- [Exercise aim]:
In the entries, find all lines that hold the word "this" and copy them.

— Start Data to process —

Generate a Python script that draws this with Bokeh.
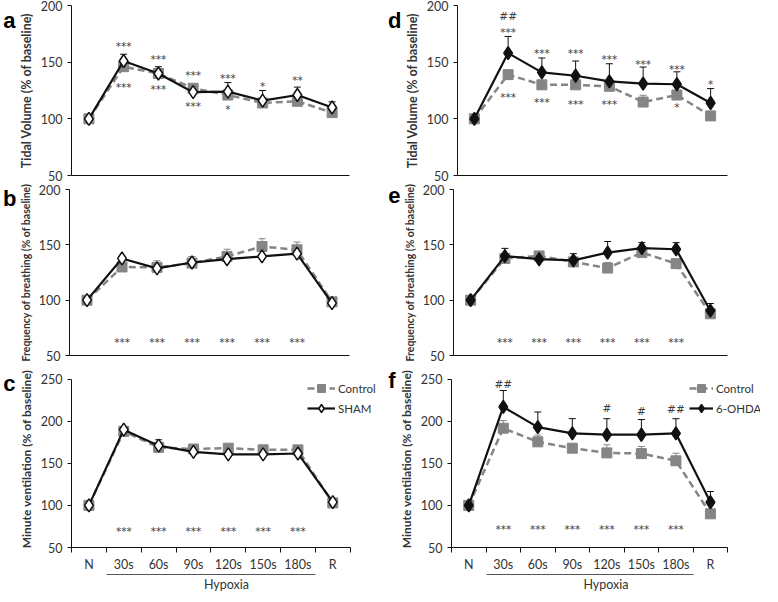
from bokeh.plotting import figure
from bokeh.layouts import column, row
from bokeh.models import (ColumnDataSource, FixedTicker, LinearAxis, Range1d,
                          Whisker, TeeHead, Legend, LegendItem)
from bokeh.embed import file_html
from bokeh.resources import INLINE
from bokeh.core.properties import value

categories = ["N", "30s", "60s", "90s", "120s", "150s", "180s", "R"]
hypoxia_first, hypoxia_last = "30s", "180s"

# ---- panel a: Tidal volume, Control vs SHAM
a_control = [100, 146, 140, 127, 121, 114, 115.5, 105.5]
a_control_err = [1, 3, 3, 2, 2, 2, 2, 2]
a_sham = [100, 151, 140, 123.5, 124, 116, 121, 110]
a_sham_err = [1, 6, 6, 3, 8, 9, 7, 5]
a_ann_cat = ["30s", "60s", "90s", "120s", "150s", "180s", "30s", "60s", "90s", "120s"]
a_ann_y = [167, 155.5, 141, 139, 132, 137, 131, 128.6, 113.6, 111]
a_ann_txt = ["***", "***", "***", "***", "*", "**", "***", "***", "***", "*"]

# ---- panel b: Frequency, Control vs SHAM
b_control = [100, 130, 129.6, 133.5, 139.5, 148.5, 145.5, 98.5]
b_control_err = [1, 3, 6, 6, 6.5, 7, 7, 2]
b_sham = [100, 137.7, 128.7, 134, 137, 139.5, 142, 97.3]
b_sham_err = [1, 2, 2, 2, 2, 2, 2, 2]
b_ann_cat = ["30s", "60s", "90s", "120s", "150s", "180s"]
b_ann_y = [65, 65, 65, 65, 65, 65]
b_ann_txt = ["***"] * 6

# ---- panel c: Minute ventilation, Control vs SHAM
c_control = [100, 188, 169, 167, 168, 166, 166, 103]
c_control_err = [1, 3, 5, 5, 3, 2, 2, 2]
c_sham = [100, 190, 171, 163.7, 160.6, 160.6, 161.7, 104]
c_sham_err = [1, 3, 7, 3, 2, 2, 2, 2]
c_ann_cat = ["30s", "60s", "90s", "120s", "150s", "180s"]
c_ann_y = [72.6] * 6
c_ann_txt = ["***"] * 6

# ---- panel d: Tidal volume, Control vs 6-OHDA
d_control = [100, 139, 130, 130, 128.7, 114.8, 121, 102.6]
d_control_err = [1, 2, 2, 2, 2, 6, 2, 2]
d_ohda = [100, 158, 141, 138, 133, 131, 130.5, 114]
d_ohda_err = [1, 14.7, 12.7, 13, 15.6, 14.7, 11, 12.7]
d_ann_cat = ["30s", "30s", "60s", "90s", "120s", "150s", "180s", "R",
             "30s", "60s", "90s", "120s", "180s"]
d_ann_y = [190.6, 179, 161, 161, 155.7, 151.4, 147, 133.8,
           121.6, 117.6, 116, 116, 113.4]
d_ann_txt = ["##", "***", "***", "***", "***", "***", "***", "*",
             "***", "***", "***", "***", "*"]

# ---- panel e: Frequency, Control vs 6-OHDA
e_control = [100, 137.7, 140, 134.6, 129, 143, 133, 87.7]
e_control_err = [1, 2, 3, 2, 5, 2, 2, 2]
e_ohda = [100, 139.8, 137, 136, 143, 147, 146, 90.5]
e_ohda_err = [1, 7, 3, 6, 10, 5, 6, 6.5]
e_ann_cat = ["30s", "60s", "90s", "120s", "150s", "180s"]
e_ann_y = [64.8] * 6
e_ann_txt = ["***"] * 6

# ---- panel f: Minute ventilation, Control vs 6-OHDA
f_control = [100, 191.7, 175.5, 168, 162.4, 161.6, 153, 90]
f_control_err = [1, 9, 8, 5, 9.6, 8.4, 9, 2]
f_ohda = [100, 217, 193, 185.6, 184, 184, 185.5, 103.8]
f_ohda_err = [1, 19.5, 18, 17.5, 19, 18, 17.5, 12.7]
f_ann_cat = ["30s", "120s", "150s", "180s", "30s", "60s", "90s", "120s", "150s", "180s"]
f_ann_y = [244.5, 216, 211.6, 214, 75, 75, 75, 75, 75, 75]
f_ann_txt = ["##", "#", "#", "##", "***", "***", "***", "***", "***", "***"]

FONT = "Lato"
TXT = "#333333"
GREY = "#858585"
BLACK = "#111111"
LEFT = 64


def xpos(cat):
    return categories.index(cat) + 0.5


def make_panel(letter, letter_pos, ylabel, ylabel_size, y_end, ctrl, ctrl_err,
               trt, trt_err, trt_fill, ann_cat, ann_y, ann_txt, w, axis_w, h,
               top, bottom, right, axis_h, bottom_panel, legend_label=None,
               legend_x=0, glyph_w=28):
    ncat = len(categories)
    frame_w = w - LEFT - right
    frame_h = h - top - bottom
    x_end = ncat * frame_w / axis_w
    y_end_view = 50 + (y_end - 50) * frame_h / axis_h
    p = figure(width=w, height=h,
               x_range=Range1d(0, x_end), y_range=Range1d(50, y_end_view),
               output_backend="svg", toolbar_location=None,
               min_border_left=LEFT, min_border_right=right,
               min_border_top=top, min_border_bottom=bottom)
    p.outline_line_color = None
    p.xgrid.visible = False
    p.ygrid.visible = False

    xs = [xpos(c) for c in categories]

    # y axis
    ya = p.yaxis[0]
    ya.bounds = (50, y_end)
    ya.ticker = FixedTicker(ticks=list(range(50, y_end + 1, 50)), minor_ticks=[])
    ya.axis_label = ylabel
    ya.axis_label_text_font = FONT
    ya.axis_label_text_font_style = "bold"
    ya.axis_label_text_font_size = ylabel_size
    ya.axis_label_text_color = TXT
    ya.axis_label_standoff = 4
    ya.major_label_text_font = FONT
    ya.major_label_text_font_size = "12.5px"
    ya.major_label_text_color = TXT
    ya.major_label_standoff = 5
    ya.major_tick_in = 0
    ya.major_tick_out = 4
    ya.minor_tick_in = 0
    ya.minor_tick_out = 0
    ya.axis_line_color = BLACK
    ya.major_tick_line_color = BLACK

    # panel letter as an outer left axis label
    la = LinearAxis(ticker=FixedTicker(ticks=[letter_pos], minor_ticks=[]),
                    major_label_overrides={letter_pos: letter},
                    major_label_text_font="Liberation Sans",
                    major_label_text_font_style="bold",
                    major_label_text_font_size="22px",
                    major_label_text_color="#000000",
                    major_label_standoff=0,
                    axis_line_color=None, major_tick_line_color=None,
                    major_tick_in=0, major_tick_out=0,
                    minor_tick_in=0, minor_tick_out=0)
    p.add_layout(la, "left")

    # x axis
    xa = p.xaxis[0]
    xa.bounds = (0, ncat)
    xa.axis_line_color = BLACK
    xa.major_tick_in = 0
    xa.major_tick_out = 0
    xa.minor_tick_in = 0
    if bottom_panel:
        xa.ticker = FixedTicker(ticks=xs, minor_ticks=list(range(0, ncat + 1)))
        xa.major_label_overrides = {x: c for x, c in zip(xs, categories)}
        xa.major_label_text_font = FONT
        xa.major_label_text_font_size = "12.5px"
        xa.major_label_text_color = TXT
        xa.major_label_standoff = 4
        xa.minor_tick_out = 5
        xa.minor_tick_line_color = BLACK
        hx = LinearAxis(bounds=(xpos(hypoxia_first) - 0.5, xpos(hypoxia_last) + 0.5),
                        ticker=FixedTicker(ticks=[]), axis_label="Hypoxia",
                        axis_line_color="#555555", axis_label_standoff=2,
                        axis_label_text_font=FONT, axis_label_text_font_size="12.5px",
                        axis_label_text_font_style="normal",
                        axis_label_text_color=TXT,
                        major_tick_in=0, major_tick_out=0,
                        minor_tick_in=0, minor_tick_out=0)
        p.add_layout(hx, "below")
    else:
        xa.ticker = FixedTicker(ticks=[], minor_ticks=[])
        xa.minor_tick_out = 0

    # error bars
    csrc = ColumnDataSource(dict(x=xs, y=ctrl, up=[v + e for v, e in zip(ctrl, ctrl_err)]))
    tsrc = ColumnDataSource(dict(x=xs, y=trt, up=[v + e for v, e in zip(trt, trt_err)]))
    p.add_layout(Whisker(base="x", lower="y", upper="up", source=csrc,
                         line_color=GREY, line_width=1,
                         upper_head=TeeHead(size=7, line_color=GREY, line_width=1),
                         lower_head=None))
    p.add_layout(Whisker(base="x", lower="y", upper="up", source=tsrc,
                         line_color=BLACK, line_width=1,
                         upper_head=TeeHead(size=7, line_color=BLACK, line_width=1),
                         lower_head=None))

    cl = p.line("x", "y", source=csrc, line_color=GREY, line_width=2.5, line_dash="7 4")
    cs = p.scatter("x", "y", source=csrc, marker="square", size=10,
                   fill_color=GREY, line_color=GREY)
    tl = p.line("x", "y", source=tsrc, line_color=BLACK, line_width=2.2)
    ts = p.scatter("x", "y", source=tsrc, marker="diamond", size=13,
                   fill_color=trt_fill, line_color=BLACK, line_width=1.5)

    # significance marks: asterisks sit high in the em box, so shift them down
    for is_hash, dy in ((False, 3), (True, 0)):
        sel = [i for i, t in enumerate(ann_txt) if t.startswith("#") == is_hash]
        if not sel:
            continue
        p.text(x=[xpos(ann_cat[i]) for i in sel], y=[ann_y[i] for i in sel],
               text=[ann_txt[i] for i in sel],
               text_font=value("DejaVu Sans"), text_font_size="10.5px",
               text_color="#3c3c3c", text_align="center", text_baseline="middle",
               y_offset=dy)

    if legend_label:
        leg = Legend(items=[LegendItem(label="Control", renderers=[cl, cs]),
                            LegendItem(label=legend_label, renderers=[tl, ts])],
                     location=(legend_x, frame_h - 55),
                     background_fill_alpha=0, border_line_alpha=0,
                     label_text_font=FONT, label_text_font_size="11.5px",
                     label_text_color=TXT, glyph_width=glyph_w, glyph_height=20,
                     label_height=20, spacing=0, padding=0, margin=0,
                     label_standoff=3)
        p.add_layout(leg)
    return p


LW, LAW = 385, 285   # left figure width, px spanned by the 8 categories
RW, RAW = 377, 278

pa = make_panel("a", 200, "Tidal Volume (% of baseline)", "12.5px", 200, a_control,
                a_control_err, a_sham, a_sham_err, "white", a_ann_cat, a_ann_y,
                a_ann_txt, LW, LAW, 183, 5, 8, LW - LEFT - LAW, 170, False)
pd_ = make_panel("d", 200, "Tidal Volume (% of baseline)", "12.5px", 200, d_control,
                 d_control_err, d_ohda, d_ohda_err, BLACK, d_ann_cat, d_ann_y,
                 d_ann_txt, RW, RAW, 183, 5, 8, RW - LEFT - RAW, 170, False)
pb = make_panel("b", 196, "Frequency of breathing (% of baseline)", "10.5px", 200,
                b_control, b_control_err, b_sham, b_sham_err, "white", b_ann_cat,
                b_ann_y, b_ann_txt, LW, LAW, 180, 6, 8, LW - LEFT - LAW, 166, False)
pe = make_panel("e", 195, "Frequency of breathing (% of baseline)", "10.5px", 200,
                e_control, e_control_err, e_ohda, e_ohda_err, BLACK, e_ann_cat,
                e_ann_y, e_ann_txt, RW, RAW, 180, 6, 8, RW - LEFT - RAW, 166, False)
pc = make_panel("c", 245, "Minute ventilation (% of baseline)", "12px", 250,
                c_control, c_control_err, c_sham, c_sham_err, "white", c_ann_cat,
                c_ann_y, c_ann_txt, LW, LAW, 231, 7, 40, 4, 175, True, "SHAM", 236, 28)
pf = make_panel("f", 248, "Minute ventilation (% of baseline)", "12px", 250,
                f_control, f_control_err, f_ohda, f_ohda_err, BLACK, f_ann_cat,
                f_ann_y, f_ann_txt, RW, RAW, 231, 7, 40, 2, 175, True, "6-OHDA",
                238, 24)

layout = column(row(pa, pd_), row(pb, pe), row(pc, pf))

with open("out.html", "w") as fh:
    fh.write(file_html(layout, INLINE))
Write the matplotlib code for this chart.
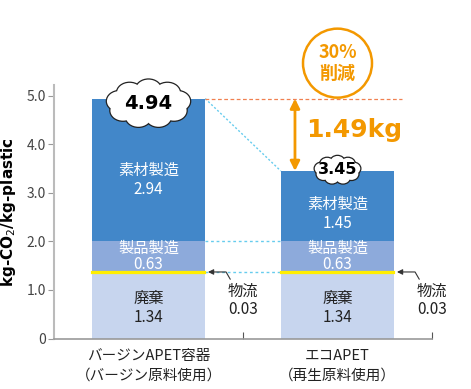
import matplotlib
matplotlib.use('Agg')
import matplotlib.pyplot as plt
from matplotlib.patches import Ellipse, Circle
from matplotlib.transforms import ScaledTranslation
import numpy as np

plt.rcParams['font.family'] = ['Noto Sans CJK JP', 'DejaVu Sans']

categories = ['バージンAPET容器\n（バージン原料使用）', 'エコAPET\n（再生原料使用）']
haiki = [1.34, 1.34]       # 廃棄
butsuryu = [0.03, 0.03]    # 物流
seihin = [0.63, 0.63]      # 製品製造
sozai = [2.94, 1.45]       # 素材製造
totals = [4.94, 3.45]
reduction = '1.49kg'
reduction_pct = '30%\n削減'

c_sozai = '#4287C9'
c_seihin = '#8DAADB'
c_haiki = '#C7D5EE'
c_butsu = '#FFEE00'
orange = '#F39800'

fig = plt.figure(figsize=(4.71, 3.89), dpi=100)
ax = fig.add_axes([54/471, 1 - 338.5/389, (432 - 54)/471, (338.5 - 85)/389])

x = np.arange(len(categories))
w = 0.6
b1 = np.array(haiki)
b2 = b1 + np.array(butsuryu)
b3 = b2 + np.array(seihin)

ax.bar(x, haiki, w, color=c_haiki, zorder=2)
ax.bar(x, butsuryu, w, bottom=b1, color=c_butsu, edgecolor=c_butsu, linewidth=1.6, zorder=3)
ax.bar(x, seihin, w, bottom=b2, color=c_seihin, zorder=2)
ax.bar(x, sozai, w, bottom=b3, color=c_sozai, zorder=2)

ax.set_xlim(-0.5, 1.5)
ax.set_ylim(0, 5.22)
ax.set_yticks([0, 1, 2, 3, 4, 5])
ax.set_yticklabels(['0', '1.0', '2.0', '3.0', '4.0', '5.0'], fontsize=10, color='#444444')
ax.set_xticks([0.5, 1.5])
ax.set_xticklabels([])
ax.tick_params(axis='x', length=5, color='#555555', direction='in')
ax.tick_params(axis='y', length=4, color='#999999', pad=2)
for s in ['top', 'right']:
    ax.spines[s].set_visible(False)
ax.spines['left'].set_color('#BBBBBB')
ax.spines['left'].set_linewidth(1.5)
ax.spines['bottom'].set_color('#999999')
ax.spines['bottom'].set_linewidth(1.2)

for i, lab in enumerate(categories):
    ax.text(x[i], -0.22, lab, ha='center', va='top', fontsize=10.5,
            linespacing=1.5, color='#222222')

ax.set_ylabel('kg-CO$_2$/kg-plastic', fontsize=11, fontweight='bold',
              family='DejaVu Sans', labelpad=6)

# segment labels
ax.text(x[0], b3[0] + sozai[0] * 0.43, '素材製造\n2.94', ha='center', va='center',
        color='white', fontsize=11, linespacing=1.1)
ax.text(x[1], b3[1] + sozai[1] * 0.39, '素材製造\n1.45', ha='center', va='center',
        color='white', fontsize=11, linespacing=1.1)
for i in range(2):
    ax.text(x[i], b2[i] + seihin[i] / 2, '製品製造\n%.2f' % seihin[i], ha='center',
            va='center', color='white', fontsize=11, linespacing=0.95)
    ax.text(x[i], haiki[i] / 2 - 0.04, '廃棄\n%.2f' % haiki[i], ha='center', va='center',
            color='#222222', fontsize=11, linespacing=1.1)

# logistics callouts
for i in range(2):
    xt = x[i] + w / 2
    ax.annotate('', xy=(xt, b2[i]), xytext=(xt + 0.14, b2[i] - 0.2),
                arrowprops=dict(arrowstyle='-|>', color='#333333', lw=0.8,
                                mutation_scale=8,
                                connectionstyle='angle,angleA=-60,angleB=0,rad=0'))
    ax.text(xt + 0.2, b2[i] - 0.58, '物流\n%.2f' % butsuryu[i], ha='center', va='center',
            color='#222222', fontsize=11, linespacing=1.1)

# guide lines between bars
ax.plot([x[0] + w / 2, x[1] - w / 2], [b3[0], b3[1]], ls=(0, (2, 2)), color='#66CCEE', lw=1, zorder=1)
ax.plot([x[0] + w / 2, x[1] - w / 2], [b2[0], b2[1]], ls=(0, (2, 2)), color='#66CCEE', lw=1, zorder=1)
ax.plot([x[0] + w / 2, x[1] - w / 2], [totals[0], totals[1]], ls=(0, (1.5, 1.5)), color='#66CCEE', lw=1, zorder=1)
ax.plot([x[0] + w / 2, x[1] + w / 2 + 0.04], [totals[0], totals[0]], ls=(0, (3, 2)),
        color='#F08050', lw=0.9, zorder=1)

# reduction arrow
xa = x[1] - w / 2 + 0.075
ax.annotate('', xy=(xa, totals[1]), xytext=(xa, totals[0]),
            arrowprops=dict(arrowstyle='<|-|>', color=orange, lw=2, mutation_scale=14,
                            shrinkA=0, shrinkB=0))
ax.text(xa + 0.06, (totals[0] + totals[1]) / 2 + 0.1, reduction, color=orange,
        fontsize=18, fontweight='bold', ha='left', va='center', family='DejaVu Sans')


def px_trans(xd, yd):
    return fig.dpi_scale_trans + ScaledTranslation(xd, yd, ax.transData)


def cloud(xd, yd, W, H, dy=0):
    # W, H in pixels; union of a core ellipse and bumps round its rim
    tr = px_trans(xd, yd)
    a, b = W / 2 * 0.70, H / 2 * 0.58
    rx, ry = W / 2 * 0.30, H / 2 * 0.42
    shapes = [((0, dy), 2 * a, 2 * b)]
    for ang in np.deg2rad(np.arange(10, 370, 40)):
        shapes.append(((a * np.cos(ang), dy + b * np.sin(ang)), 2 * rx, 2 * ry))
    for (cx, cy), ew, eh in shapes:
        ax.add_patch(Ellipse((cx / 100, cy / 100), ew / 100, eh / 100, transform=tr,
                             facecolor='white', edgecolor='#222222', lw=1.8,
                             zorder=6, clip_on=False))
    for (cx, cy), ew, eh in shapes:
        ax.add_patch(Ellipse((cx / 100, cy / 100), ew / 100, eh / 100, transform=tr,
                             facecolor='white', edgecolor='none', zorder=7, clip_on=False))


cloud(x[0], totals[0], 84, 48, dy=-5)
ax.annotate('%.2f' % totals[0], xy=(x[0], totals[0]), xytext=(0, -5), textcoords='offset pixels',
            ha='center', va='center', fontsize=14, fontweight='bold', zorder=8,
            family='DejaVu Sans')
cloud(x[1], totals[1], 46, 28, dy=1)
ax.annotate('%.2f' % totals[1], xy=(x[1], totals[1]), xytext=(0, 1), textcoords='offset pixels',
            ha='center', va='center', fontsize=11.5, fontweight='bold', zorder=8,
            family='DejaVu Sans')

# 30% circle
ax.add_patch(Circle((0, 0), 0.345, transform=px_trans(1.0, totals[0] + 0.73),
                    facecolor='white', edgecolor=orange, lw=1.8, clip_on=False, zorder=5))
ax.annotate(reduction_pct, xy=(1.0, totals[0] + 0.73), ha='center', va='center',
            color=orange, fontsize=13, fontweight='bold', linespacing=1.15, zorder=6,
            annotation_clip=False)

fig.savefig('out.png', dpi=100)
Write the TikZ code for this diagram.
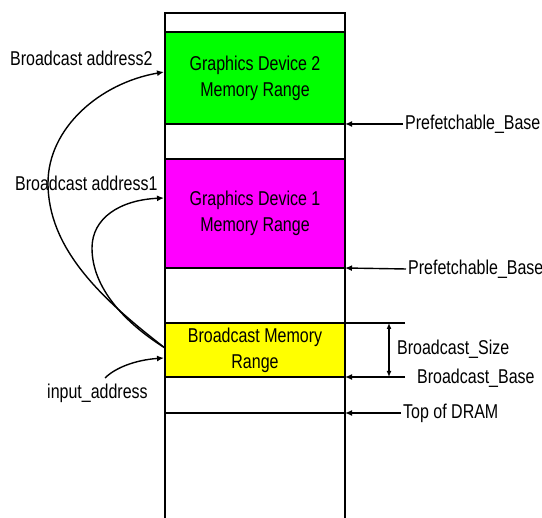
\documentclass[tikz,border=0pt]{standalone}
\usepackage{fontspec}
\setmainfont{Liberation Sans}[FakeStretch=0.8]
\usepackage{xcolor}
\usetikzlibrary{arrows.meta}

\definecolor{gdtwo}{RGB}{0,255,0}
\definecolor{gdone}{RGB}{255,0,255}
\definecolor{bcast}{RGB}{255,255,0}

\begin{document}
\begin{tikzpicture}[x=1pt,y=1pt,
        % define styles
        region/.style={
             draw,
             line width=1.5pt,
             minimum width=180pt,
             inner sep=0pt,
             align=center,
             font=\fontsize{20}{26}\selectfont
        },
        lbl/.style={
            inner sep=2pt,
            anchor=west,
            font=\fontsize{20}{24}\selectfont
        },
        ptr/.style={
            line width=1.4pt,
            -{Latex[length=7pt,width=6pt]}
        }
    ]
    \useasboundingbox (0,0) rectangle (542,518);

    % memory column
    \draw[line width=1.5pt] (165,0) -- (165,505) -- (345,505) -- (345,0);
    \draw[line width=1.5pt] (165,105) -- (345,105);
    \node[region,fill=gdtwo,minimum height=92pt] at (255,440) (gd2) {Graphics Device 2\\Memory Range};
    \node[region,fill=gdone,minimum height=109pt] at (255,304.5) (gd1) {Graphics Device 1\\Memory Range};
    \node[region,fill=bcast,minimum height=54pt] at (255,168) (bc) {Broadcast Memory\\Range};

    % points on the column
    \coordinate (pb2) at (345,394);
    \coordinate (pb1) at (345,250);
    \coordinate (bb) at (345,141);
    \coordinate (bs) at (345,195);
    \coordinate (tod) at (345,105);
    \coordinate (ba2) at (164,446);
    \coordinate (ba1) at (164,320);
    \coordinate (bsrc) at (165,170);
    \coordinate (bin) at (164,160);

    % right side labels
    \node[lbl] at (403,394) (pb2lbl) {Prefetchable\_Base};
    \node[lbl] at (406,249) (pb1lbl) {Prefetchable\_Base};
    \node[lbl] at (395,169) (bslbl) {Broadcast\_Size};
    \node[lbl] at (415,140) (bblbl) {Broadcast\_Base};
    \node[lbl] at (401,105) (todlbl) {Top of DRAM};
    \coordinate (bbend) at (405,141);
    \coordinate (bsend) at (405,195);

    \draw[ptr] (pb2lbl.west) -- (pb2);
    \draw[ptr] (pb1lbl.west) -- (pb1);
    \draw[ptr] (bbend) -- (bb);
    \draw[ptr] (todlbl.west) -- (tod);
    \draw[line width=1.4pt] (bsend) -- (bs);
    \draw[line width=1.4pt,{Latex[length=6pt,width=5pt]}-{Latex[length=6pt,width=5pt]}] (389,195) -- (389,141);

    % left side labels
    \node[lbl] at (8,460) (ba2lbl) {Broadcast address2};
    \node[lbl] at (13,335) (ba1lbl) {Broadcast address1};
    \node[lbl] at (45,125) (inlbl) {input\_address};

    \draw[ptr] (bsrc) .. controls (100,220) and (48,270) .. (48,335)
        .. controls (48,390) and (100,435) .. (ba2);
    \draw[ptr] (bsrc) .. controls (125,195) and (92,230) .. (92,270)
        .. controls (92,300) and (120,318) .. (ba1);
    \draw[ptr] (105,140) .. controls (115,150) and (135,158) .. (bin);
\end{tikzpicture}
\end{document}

— End Data to process —

- [Final result]:
Generate a Python script that draws this with Bokeh.
Write the matplotlib code for this chart.
Write the TikZ code for this diagram.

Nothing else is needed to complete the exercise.